SetAttributes[diamondsquare, HoldAll];
diamondsquare[A_, iter_, rand_] := 
  Module[{d, d2, n, r, shift, ilist, jlist, list, m},
   n = Length[A];
   m = Ceiling[Log2[n - 1]];
   r = 2^(iter - 1);
   d = 2^(m - iter);
   shift = 1 + d;
   d2 = 2 d;
   (*diamond step*)
   ilist = Range[shift, n, d2];
   jlist = Range[shift, n, d2];
   A[[ilist, jlist]] = 0.25 Plus[
       A[[ilist + d, jlist + d]],
       A[[ilist - d, jlist + d]],
       A[[ilist - d, jlist - d]],
       A[[ilist + d, jlist - d]]
       ] + rand[[1 ;; r, 1 ;; r]];
   (*square step*)
   ilist = Range[shift, n, d2];
   jlist = Range[1, n, d2];
   A[[ilist, jlist]] = 0.25 Plus[
       A[[ilist - d, jlist]],
       A[[ilist + d, jlist]],
       list = jlist - d; list[[1]] = list[[2]]; A[[ilist, list]],
       list = jlist + d; list[[-1]] = list[[-2]]; A[[ilist, list]]
       ] + rand[[r + 1 ;; 2 r, 1 ;; r + 1]];
   ilist = Range[1, n, d2];
   jlist = Range[shift, n, d2];
   A[[ilist, jlist]] = 0.25 Plus[
       A[[ilist, jlist - d]],
       A[[ilist, jlist + d]],
       list = ilist - d; list[[1]] = list[[2]]; A[[list, jlist]],
       list = ilist + d; list[[-1]] = list[[-2]]; A[[list, jlist]]
       ] + rand[[2 r + 1 ;; 3 r + 1, 1 ;; r]];

Here is a usage example.
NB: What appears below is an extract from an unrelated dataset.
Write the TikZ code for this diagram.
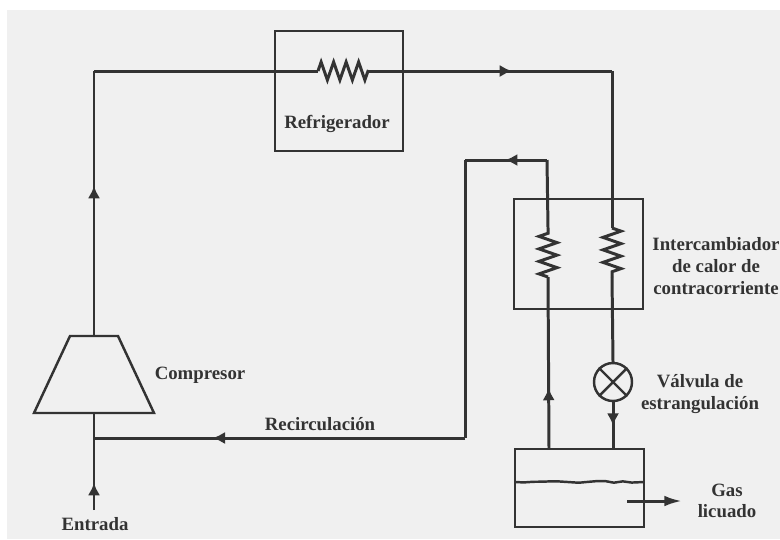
\documentclass[tikz,border=0pt]{standalone}
\usepackage{fontspec}
\setmainfont{Liberation Serif}
\usetikzlibrary{arrows.meta,decorations.markings,decorations.pathmorphing}
\definecolor{paper}{HTML}{F0F0F0}
\definecolor{ink}{HTML}{333333}
\tikzset{
  pipe/.style={draw=ink,line width=1.7pt},
  wall/.style={draw=ink,line width=1.4pt},
  coil/.style={pipe,decorate,decoration={zigzag,segment length=12.5*0.02cm,amplitude=9*0.02cm}},
  flow/.style={postaction={decorate,decoration={markings,mark=at position #1 with {\arrow[ink]{Latex[length=7pt,width=7pt]}}}}},
  label/.style={text=ink,font=\fontsize{10.7}{13}\selectfont\bfseries,align=center,inner sep=0pt}
}
\begin{document}
\begin{tikzpicture}[x=0.02cm,y=-0.02cm]

  \useasboundingbox (0,0) rectangle (780,539);
  \fill[white] (0,0) rectangle (780,539);
  \fill[paper] (7,10) rectangle (780,539);

  % boxes first
  \draw[wall] (275,31) rectangle (403,151);
  \draw[wall] (514,199) rectangle (643,309);
  \draw[wall] (515,449) rectangle (644,527);
  \draw[wall] (70,336) -- (118,336) -- (154,413) -- (34,413) -- cycle;
  \path (94,336) coordinate (compTop) (94,413) coordinate (compBot);
  \path (613,382) node[draw=ink,line width=1.4pt,circle,minimum size=38*0.02cm,inner sep=0pt] (valve) {};
  \draw[wall] (valve.north west) -- (valve.south east);
  \draw[wall] (valve.north east) -- (valve.south west);

  \path (94,71) coordinate (cornerA) (612,71) coordinate (cornerB);
  \path (318,71) coordinate (refA) (368,71) coordinate (refB);
  \path (612,228) coordinate (hotA) (612,277) coordinate (hotB);
  \path (548,228) coordinate (coldA) (548,277) coordinate (coldB);
  \path (547,160) coordinate (cornerC) (465,160) coordinate (cornerD);
  \path (465,438) coordinate (cornerE) (94,438) coordinate (mixP);
  \path (94,510) coordinate (inlet);
  \path (549,449) coordinate (tankL) (613,449) coordinate (tankR);

  % hot side
  \draw[pipe,flow=0.566] (compTop) -- (cornerA);
  \draw[pipe] (cornerA) -- (refA);
  \draw[coil] (refA) -- (refB);
  \draw[pipe,flow=0.59] (refB) -- (cornerB);
  \draw[pipe] (cornerB) -- (hotA);
  \draw[coil] (hotA) -- (hotB);
  \draw[pipe] (hotB) -- (valve.north);
  \draw[pipe,flow=0.5] (valve.south) -- (tankR);

  % cold side
  \draw[pipe,flow=0.355] (tankL) -- (coldB);
  \draw[coil] (coldB) -- (coldA);
  \draw[pipe] (coldA) -- (cornerC);
  \draw[pipe,flow=0.51] (cornerC) -- (cornerD);
  \draw[pipe] (cornerD) -- (cornerE);
  \draw[pipe,flow=0.68] (cornerE) -- (mixP);
  \draw[pipe] (compBot) -- (mixP);
  \draw[pipe,flow=0.375] (inlet) -- (mixP);

  % liquid level and outlet
  \draw[wall,decorate,decoration={random steps,segment length=9*0.02cm,amplitude=0.02cm}] (515,482) -- (644,482);
  \draw[pipe,-{Latex[length=10pt,width=6pt]}] (627,501) coordinate (outA) -- (682,501) coordinate (outB);

  \node[label] (refLabel) at (337,124) {Refrigerador};
  \node[label] (hxLabel) at (716,266) {Intercambiador\\[-0.3pt]de calor de\\[-0.3pt]contracorriente};
  \node[label] (valveLabel) at (700,394) {Válvula de\\[-1pt]estrangulación};
  \node[label] (gasLabel) at (727,501) {Gas\\[-1pt]licuado};
  \node[label] (compLabel) at (200,375) {Compresor};
  \node[label] (recLabel) at (320,424) {Recirculación};
  \node[label] (inLabel) at (95,524) {Entrada};

\end{tikzpicture}
\end{document}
First, we set up a noise level σ, an altitute and the starting matrix A:

m = 8;
n = 2^m + 1;
σ = 1.;
altitude = 1.;
  A = ConstantArray[0., {n, n}];
  A[[{1, n}, {1, n}]] = RandomReal[{-altitude, altitude}, {2, 2}];


    rand = RandomReal[
      {-σ 2^-iter, σ 2^-iter}, 
      {3 2^(iter - 1) + 1, 2^(iter - 1) + 1}
    diamondsquare[A, iter, rand];
    , {iter, 1, m}]; // AbsoluteTiming // First


And here is the result:

ArrayPlot[Rescale[A], DataReversed -> {True, False}, ColorFunction -> "AlpineColors"]
ListPlot3D[A, Axes -> False, Boxed -> False, Mesh -> None, 
 ColorFunction -> ColorData["AlpineColors"], Background -> Black, 
 PlotRange -> All]

enter image description here

enter image description here

Another implementation (of course less efficient than that of the king of optimisation, Henrik Schumacher):

init := {mat[[1, 1]], mat[[-1, 1]], mat[[-1, -1]], mat[[1, -1]]} = 
  RandomReal[1, 4]
diamond[p_?EvenQ, e_] := Block[{},
  coordsCenters = 
   Flatten[Table[{p/2 + 1 + i*p, p/2 + 1 + j*p}, {i, 0, nn/p - 1}, {j,
       0, nn/p - 1}], 1];
  coordsCorners = 
   Table[coordsCenters[[i]] + p/2*# & /@ {{1, 1}, {-1, 
       1}, {-1, -1}, {1, -1}}, {i, Length@coordsCenters}];
  Table[mat[[Sequence @@ coordsCenters[[i]]]] = 
    Mean[mat[[Sequence @@ #]] & /@ coordsCorners[[i]]] + 
     RandomReal[{-e, e}], {i, Length@coordsCenters}];
square[p_?EvenQ, e_] := Block[{},
  coordsCenters = 
     Table[{1 + p/2*i, 1 + (1 + (-1)^(i))*p/4 + p*j}, {i, 0, 
       2 nn/p}, {j, 0, nn/p}], 1], Max[#] <= nn &];
  coordsVertices = 
   Table[coordsCenters[[i]] + p/2*# & /@ {{-1, 0}, {0, 1}, {1, 
       0}, {0, -1}}, {i, Length@coordsCenters}];
  Table[mat[[Sequence @@ coordsCenters[[i]]]] = 
    Mean[mat[[Sequence @@ #]] & /@ 
       Select[coordsVertices[[i]], 1 <= Min@# && Max@# <= nn &]] + 
     RandomReal[{-e, e}], {i, Length@coordsCenters}];

 show[i_] := 
 Block[{}, diamond[2^i, e*2.^(i - n)]; square[2^i, 0.5*2^(i - n)];
  ListPlot3D[mat, Axes -> False, Boxed -> False, Mesh -> None, 
   ColorFunction -> ColorData["AlpineColors"], Background -> Black, 
   PlotRange -> All]]

Use as

n = 8;
e = 1;
nn = 2^n + 1;
mat = ConstantArray[0, {nn, nn}];
tab = Table[show[i], {i, n, 1, -1}]

enter image description here

enter image description here

Note: I used's Henrik's code for the visualisation.

Note 2: The only non-obvious thing is that the noise amplitude e should decrease with the step. I've taken this idea from Henrik's answer (again) but I don't know if this is part of the regular algorithm.